9782260018094.jpgLionel Duroy, Le chagrin, Julliard, 2010. Rééd. J'ai lu, 2011.

Pour Michel Leiris publiant L’âge d’homme, l’ombre de la « corne de taureau » qui guette le torero représente le danger qu’encourt l’autobiographe lorsqu’il se donne pour règle de dire « la vérité, rien que la vérité ». L’écriture est alors un « acte » qui pèse lourdement sur les relations de l’auteur avec son entourage, et donc sur le destin de cet auteur. Là s’arrête l’analogie entre l’ouvrage de Leiris et celui de Lionel Duroy : la construction, le style, l’intention même sont différents. Mais dans les deux cas, l’expression la plus fidèle, la plus sincère possible des souvenirs est un risque délibérément encouru, voulu par la nécessité de la libération personnelle.

De 1944 au début des années 2000, des origines parentales à la création d’une nouvelle famille, les souvenirs de William Dunoyer de Pranassac (alias Lionel Duroy) se succèdent au rythme de ce qui a marqué, voire bouleversé son existence, à commencer par les traumatismes de l’enfance, entre un père en permanente cessation de paiement, une mère dont les rêves mondains déçus provoquent chez elle des dépressions périodiques et une ribambelle de frères et sœurs élevés au gré des circonstances. Une enfance chaotique, marquée par les disputes des parents, une scolarité lacunaire, des bonheurs fugitifs sans lendemains. Puis viennent les voyages, les amours, les ratages, la paternité, le journalisme, l’écriture…

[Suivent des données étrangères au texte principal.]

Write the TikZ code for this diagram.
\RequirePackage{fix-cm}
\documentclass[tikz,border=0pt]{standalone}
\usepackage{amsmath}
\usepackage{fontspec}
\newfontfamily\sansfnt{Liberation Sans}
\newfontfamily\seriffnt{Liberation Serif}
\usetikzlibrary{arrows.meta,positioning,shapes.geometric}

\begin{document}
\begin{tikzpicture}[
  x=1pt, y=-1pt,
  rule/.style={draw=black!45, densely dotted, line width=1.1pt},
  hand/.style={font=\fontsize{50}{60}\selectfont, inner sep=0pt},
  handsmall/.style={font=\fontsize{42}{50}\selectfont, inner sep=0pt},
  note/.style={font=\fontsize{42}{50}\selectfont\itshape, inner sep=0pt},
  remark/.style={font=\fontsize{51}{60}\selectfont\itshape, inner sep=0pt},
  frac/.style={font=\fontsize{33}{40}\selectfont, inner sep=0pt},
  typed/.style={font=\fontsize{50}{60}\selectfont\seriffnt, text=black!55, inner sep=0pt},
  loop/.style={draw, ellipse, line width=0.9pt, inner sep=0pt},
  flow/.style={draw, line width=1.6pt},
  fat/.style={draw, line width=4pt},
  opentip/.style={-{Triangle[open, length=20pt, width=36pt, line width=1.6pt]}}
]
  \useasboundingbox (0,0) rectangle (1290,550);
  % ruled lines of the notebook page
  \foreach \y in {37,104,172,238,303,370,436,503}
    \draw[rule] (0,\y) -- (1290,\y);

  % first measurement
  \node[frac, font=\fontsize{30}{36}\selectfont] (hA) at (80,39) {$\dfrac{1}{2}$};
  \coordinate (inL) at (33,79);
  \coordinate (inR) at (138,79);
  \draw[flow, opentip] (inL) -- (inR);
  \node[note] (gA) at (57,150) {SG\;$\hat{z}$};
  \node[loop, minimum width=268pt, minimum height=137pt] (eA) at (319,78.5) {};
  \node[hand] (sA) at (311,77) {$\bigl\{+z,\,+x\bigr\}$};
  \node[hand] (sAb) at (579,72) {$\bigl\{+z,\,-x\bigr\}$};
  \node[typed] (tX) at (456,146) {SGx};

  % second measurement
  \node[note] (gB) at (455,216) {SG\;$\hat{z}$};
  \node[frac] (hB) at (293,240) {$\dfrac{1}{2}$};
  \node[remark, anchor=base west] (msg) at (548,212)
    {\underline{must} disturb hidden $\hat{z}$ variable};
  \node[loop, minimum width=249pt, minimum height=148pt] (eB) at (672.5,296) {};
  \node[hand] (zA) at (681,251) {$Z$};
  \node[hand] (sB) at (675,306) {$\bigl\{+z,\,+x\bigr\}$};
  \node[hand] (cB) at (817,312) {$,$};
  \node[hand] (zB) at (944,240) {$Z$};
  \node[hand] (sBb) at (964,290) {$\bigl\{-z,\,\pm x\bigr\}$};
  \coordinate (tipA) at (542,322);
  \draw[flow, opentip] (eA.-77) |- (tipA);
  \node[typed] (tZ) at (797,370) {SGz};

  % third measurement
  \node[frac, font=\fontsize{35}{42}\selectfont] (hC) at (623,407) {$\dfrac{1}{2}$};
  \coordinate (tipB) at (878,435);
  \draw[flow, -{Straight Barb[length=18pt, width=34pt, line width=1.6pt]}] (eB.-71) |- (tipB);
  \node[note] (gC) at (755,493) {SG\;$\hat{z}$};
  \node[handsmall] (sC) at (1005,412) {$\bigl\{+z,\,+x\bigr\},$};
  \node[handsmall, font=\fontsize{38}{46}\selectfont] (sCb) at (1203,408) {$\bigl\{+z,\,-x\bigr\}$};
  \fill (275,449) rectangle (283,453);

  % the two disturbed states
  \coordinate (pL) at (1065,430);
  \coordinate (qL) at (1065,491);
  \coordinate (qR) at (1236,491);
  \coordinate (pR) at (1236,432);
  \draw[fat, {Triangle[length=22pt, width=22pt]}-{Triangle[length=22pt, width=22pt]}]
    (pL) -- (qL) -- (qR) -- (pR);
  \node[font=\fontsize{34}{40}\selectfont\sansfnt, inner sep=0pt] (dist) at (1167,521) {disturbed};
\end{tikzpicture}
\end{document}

Cette écriture, qui n’est pas simplement narration – histoire de raconter sa vie pour se satisfaire et satisfaire la curiosité des lecteurs – retrace une évolution personnelle qui, certes, ne manque pas d’intérêt : des complexes enfantins à une certaine assurance, de l’extrême droite familiale à la gauche bon teint, de la soumission à la révolte.  Il y a aussi la quête minutieuse du vrai, les documents et les photos palliant les défaillances de la mémoire, le doute et les questions, loin d’être occultés, se faisant même moteur de la recherche. Mais l’écriture est au premier chef, et en dernier lieu, le moyen de survivre. Lorsqu’en 1990 paraît Priez pour nous, c’est la rupture avec toute la famille, parents, frères et sœurs, neveux et nièces : l’auteur s’est livré à la « corne de taureau » en allant jusqu’au bout du règlement de comptes avec sa mère, et c’est au prix de cette brouille qu’il peut poursuivre son chemin.

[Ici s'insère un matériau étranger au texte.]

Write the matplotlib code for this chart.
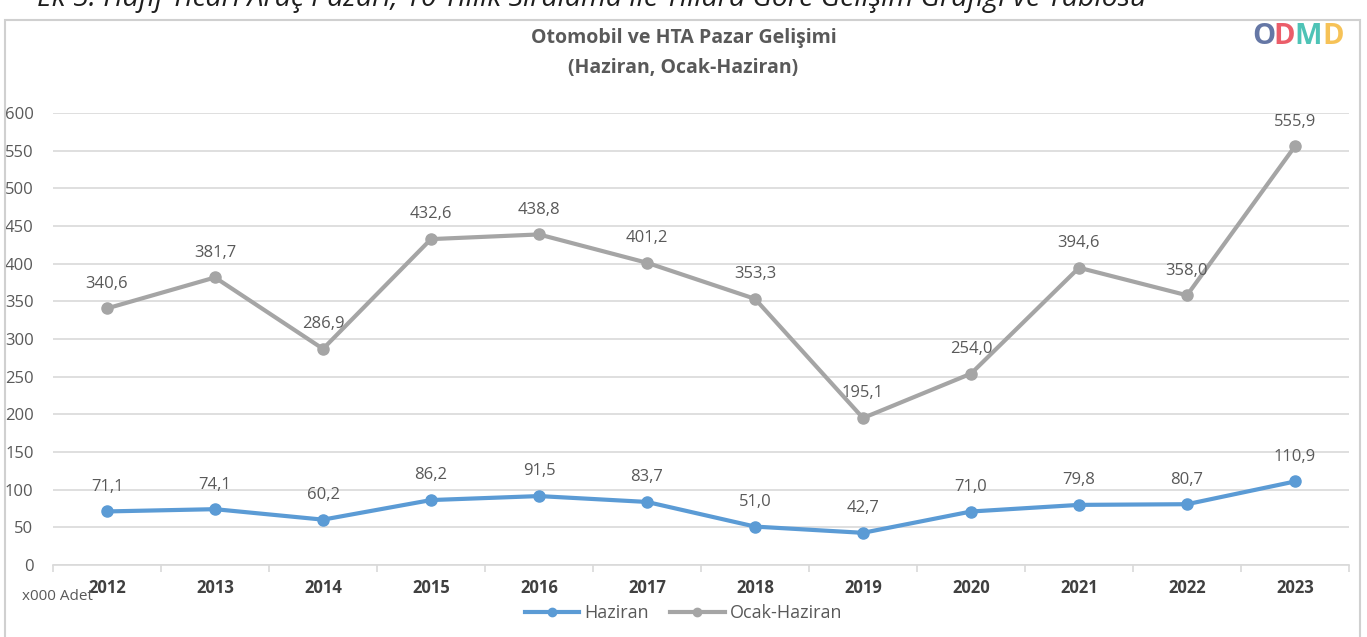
import matplotlib.pyplot as plt
from matplotlib.patches import Rectangle

plt.rcParams['font.family'] = ['Open Sans', 'DejaVu Sans']

years = ['2012', '2013', '2014', '2015', '2016', '2017',
         '2018', '2019', '2020', '2021', '2022', '2023']
haziran = [71.1, 74.1, 60.2, 86.2, 91.5, 83.7, 51.0, 42.7, 71.0, 79.8, 80.7, 110.9]
ocak_haziran = [340.6, 381.7, 286.9, 432.6, 438.8, 401.2, 353.3, 195.1, 254.0, 394.6, 358.0, 555.9]
yticks = list(range(0, 601, 50))

blue = '#5B9BD5'
grey = '#A5A5A5'
txt = '#595959'

fig = plt.figure(figsize=(13.67, 6.37), dpi=100)
ax = fig.add_axes([53 / 1367, 72 / 637, 1296 / 1367, 452 / 637])

x = list(range(len(years)))
ax.plot(x, haziran, color=blue, lw=3, marker='o', ms=8, label='Haziran', zorder=3)
ax.plot(x, ocak_haziran, color=grey, lw=3, marker='o', ms=8, label='Ocak-Haziran', zorder=3)

for series in (haziran, ocak_haziran):
    for xi, v in zip(x, series):
        ax.annotate(f'{v:.1f}'.replace('.', ','), (xi, v), xytext=(0, 12),
                    textcoords='offset points', ha='center', va='bottom',
                    fontsize=12, color=txt)

ax.set_xlim(-0.5, len(years) - 0.5)
ax.set_ylim(0, 600)
ax.set_yticks(yticks)
ax.set_yticklabels([str(t) for t in yticks], fontsize=12, color=txt)
ax.set_xticks(x)
ax.set_xticklabels(years, fontsize=12, fontweight='bold', color='#404040')
ax.tick_params(axis='y', length=0, pad=14)
ax.tick_params(axis='x', length=0, pad=10)
ax.set_xticks([i - 0.5 for i in range(len(years) + 1)], minor=True)
ax.tick_params(axis='x', which='minor', length=5, color='#D9D9D9', width=1.2)
ax.grid(axis='y', color='#D9D9D9', lw=1.2)
ax.set_axisbelow(True)
for s in ['top', 'right', 'left']:
    ax.spines[s].set_visible(False)
ax.spines['bottom'].set_color('#D9D9D9')
ax.spines['bottom'].set_linewidth(1.2)

fig.text(22 / 1367, 1 - 597 / 637, 'x000 Adet', fontsize=11, color=txt, va='center')

fig.text(0.5, 1 - 38 / 637, 'Otomobil ve HTA Pazar Gelişimi', ha='center', va='center',
         fontsize=14, fontweight='bold', color=txt)
fig.text(0.5, 1 - 68 / 637, '(Haziran, Ocak-Haziran)', ha='center', va='center',
         fontsize=14, fontweight='bold', color=txt)

fig.legend(loc='center', bbox_to_anchor=(0.5, 1 - 613 / 637), ncol=2, frameon=False,
           fontsize=13, labelcolor=txt, handlelength=3, columnspacing=1.2,
           handletextpad=0.3, markerscale=0.75)

# frame around chart
fig.patches.append(Rectangle((5 / 1367, -0.05), 1355 / 1367, 1.05 - 20 / 637,
                             transform=fig.transFigure, fill=False,
                             ec='#D0D0D0', lw=1.5))

# clipped heading above the chart
fig.text(37 / 1367, 1 - 6 / 637,
         'Ek 5: Hafif Ticari Araç Pazarı, 10 Yıllık Sıralama ile Yıllara Göre Gelişim Grafiği ve Tablosu',
         fontsize=20.5, style='italic', color='#1F1F1F', va='baseline')

# logo
logo = [('O', '#4A5F96', 1252), ('D', '#E8414F', 1273), ('M', '#2FB9A9', 1294), ('D', '#F5B83A', 1322)]
for ch, c, px in logo:
    fig.text(px / 1367, 1 - 36 / 637, ch, fontsize=21, fontweight='bold', color=c,
             alpha=0.85, va='center', ha='left')

fig.savefig('out.png', dpi=100)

Le chagrin est en quelque sorte le roman d’un regard sur soi, le roman d’une autobiographie sans concessions : Lionel Duroy raconte comment il en est arrivé à composer une œuvre de révolte, comment il est devenu « le maillon rompu, celui sur lequel s’est cassée la chaîne ». Récit violent et tendre à la fois, plein d’une émotion à peine bridée par l’écriture.